→ Task brief
Begin at the first line of the data and copy each line through the one containing "-146, -165, -180.5, 0, 180, 178, 159, 141]", that line included, with no pictures.

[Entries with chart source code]
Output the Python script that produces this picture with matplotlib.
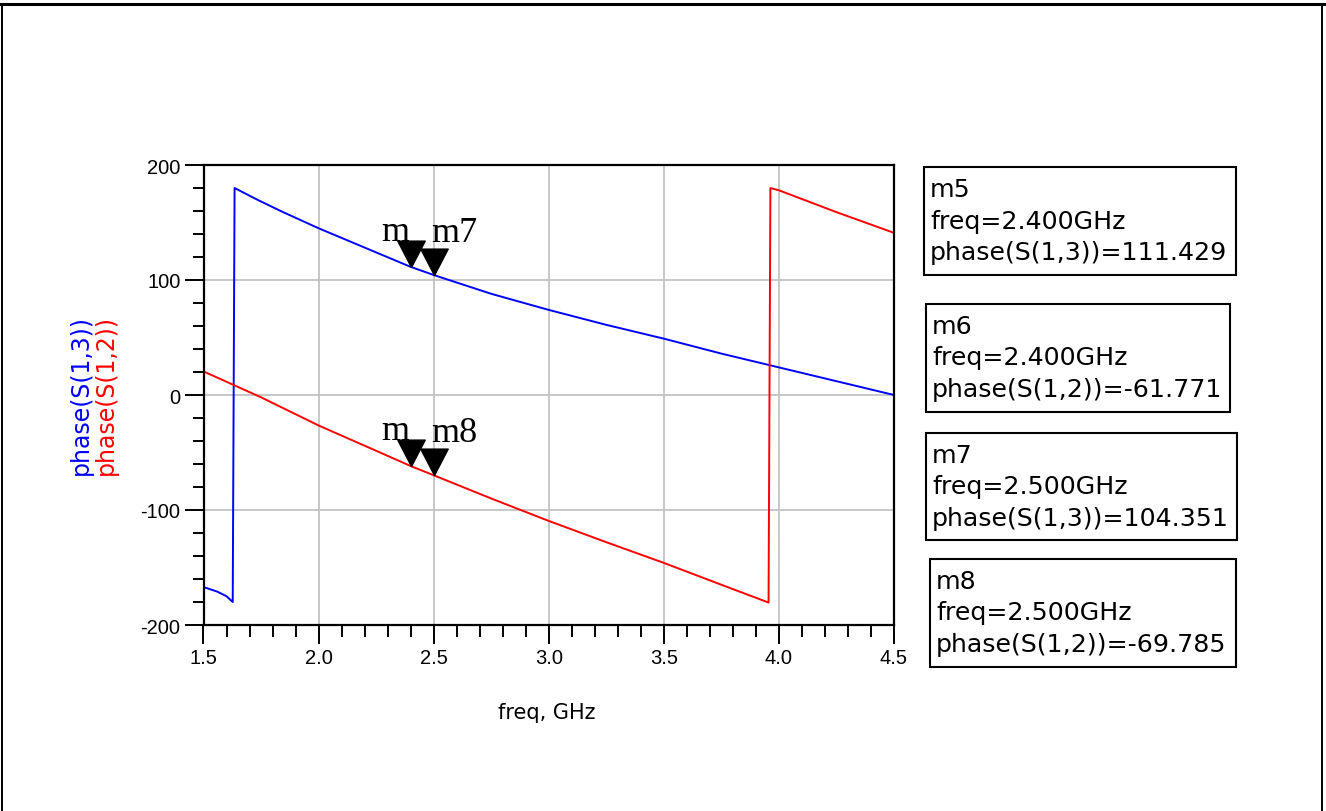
"""ADS-style phase plot of S(1,3) and S(1,2) with marker readouts."""

import matplotlib
matplotlib.use("Agg")
import matplotlib.pyplot as plt
from matplotlib.lines import Line2D
from matplotlib.patches import Rectangle
from matplotlib.path import Path
from matplotlib.ticker import MultipleLocator
from matplotlib.transforms import Bbox, TransformedBbox

# phase(S(1,3)), degrees, wraps at ~1.63 GHz
freq_s13 = [1.50, 1.56, 1.60, 1.627, 1.631, 1.635, 1.737, 1.846, 2.00, 2.25,
            2.40, 2.50, 2.75, 3.00, 3.25, 3.50, 3.75, 4.00, 4.25, 4.50]
phase_s13 = [-167, -171, -175, -180, 0, 180, 169.5, 159, 145, 124,
             111.429, 104.351, 88, 74, 61, 49, 36, 24, 12, 0]

# phase(S(1,2)), degrees, wraps at ~3.96 GHz
freq_s12 = [1.50, 1.75, 2.00, 2.25, 2.40, 2.50, 2.75, 3.00, 3.25,
            3.50, 3.75, 3.955, 3.959, 3.963, 4.00, 4.25, 4.50]
phase_s12 = [20.5, -2, -26.5, -48.5, -61.771, -69.785, -90, -109.5, -128,
             -146, -165, -180.5, 0, 180, 178, 159, 141]

# markers: name, freq (GHz), phase (deg), trace
marker_names = ["m5", "m6", "m7", "m8"]
marker_freqs = [2.4, 2.4, 2.5, 2.5]
marker_phases = [111.429, -61.771, 104.351, -69.785]
marker_traces = ["S(1,3)", "S(1,2)", "S(1,3)", "S(1,2)"]

BLUE = "#0000ff"
RED = "#ff0000"

W, H = 1326, 812
fig = plt.figure(figsize=(W / 100, H / 100), dpi=100)


def fx(px):
    return px / W


def fy(py):
    return 1 - py / H


ax = fig.add_axes([fx(203.5), fy(626), fx(894) - fx(203.5), fy(166) - fy(626)])

ax.plot(freq_s13, phase_s13, color=BLUE, lw=1.4, zorder=3)
ax.plot(freq_s12, phase_s12, color=RED, lw=1.4, zorder=3)

ax.set_xlim(1.5, 4.5)
ax.set_ylim(-200, 200)
ax.xaxis.set_major_locator(MultipleLocator(0.5))
ax.xaxis.set_minor_locator(MultipleLocator(0.1))
ax.yaxis.set_major_locator(MultipleLocator(100))
ax.yaxis.set_minor_locator(MultipleLocator(20))
ax.xaxis.set_major_formatter(lambda v, pos: f"{v:.1f}")
ax.yaxis.set_major_formatter(lambda v, pos: f"{v:.0f}")
ax.grid(True, which="major", color="#c4c4c4", lw=1.3, zorder=0)

for sp in ax.spines.values():
    sp.set_linewidth(1.6)
    sp.set_zorder(4)
ax.tick_params(which="major", direction="out", length=13.5, width=1.4, pad=3,
               labelsize=14.5, labelfontfamily="Liberation Sans")
ax.tick_params(axis="x", which="minor", direction="out", length=8.5, width=1.4)
ax.tick_params(axis="y", which="minor", direction="out", length=7.7, width=1.4)

# triangle marker with its tip on the data point
tri = Path([(0, 0), (-0.52, 1), (0.52, 1), (0, 0)],
           [Path.MOVETO, Path.LINETO, Path.LINETO, Path.CLOSEPOLY])
ax.plot(marker_freqs, marker_phases, ls="none", marker=tri, ms=38,
        color="black", zorder=6, clip_on=False)

# marker labels (the m5/m6 digit is hidden behind the neighbouring marker)
label_offsets = {"m5": (-29, 27), "m6": (-29, 27), "m7": (-2.5, 34), "m8": (-2.5, 34)}
for name, f, p in zip(marker_names, marker_freqs, marker_phases):
    dx, dy = label_offsets[name]
    t = ax.annotate(name, (f, p), xytext=(dx, dy), textcoords="offset pixels",
                    fontfamily="Liberation Serif", fontsize=26, ha="left",
                    va="baseline", zorder=5, annotation_clip=False)
    if name in ("m5", "m6"):
        t.set_clip_on(True)
        t.set_clip_box(TransformedBbox(Bbox([[1.5, -200], [2.391, 200]]),
                                       ax.transData))

# y label: two stacked trace names
fig.text(fx(81), fy(395), "phase(S(1,3))", rotation=90, color=BLUE,
         fontsize=17, ha="center", va="center")
fig.text(fx(106), fy(395), "phase(S(1,2))", rotation=90, color=RED,
         fontsize=17, ha="center", va="center")
fig.text(fx(547), fy(713), "freq, GHz", fontsize=15, ha="center", va="center")

# marker readout boxes (pixel extents: left, top, right, bottom)
boxes = [(924, 168, 1236, 276), (926, 305, 1230, 413),
         (926, 434, 1237, 541), (930, 560, 1236, 668)]
for name, f, p, trace, (x0, y0, x1, y1) in zip(marker_names, marker_freqs,
                                               marker_phases, marker_traces, boxes):
    fig.add_artist(Rectangle((fx(x0), fy(y1)), fx(x1) - fx(x0), fy(y0) - fy(y1),
                             transform=fig.transFigure, fc="white", ec="black",
                             lw=1.5))
    lines = [name, f"freq={f:.3f}GHz", f"phase({trace})={p:.3f}"]
    for i, line in enumerate(lines):
        fig.text(fx(x0 + 6), fy(y0 + 29 + 31.5 * i), line, fontsize=18.2,
                 ha="left", va="baseline")

# outer frame
fig.add_artist(Line2D([0, 1], [fy(5), fy(5)], color="black", lw=2.2))
fig.add_artist(Line2D([fx(2), fx(2)], [0, fy(5)], color="black", lw=1.4))
fig.add_artist(Line2D([fx(1322), fx(1322)], [0, fy(5)], color="black", lw=1.4))

fig.savefig("out.png", dpi=100)
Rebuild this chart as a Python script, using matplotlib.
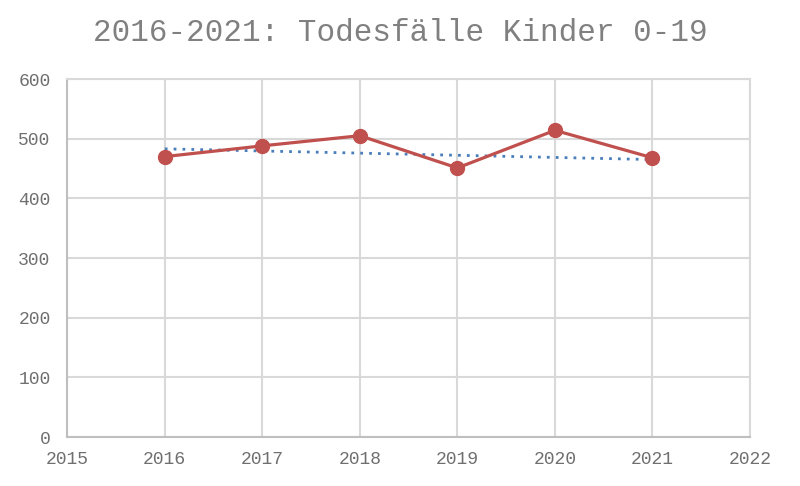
import matplotlib
matplotlib.use("Agg")
import matplotlib.pyplot as plt

years = [2016, 2017, 2018, 2019, 2020, 2021]
deaths = [470, 488, 505, 451, 514, 468]
trend_years = [2016, 2021]
trend_values = [483, 465]
x_ticks = [2015, 2016, 2017, 2018, 2019, 2020, 2021, 2022]
y_ticks = [0, 100, 200, 300, 400, 500, 600]
title = "2016-2021: Todesfälle Kinder 0-19"

plt.rcParams['font.family'] = ['Liberation Mono', 'DejaVu Sans Mono']

fig = plt.figure(figsize=(8, 4.86), dpi=100)
ax = fig.add_axes([0.084, 0.1008, 0.8535, 0.7366])

grid_c = '#d9d9d9'
ax.set_xlim(2015, 2022)
ax.set_ylim(0, 600)
ax.set_xticks(x_ticks)
ax.set_yticks(y_ticks)
ax.grid(True, color=grid_c, linewidth=1.5)
ax.set_axisbelow(True)
for s in ax.spines.values():
    s.set_color(grid_c)
    s.set_linewidth(1.5)
ax.spines['left'].set_color('#bfbfbf')
ax.spines['bottom'].set_color('#bfbfbf')
ax.tick_params(length=0, colors='#6f6f6f', labelsize=13)
ax.tick_params(axis='y', pad=12)
ax.tick_params(axis='x', pad=10)

ax.plot(years, deaths, color='#c0504d', linewidth=2.3, marker='o',
        markersize=10, zorder=3, clip_on=False)
ax.plot(trend_years, trend_values, color='#4a7ebb', linewidth=2,
        linestyle=(0, (1, 2.2)), zorder=2)

fig.text(0.5, 0.933, title, ha='center', va='center', fontsize=22.3,
         color='#808080')

fig.savefig('out.png', dpi=100, facecolor='white')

→ Response to this task
Output the Python script that produces this picture with matplotlib.
"""ADS-style phase plot of S(1,3) and S(1,2) with marker readouts."""

import matplotlib
matplotlib.use("Agg")
import matplotlib.pyplot as plt
from matplotlib.lines import Line2D
from matplotlib.patches import Rectangle
from matplotlib.path import Path
from matplotlib.ticker import MultipleLocator
from matplotlib.transforms import Bbox, TransformedBbox

# phase(S(1,3)), degrees, wraps at ~1.63 GHz
freq_s13 = [1.50, 1.56, 1.60, 1.627, 1.631, 1.635, 1.737, 1.846, 2.00, 2.25,
            2.40, 2.50, 2.75, 3.00, 3.25, 3.50, 3.75, 4.00, 4.25, 4.50]
phase_s13 = [-167, -171, -175, -180, 0, 180, 169.5, 159, 145, 124,
             111.429, 104.351, 88, 74, 61, 49, 36, 24, 12, 0]

# phase(S(1,2)), degrees, wraps at ~3.96 GHz
freq_s12 = [1.50, 1.75, 2.00, 2.25, 2.40, 2.50, 2.75, 3.00, 3.25,
            3.50, 3.75, 3.955, 3.959, 3.963, 4.00, 4.25, 4.50]
phase_s12 = [20.5, -2, -26.5, -48.5, -61.771, -69.785, -90, -109.5, -128,
             -146, -165, -180.5, 0, 180, 178, 159, 141]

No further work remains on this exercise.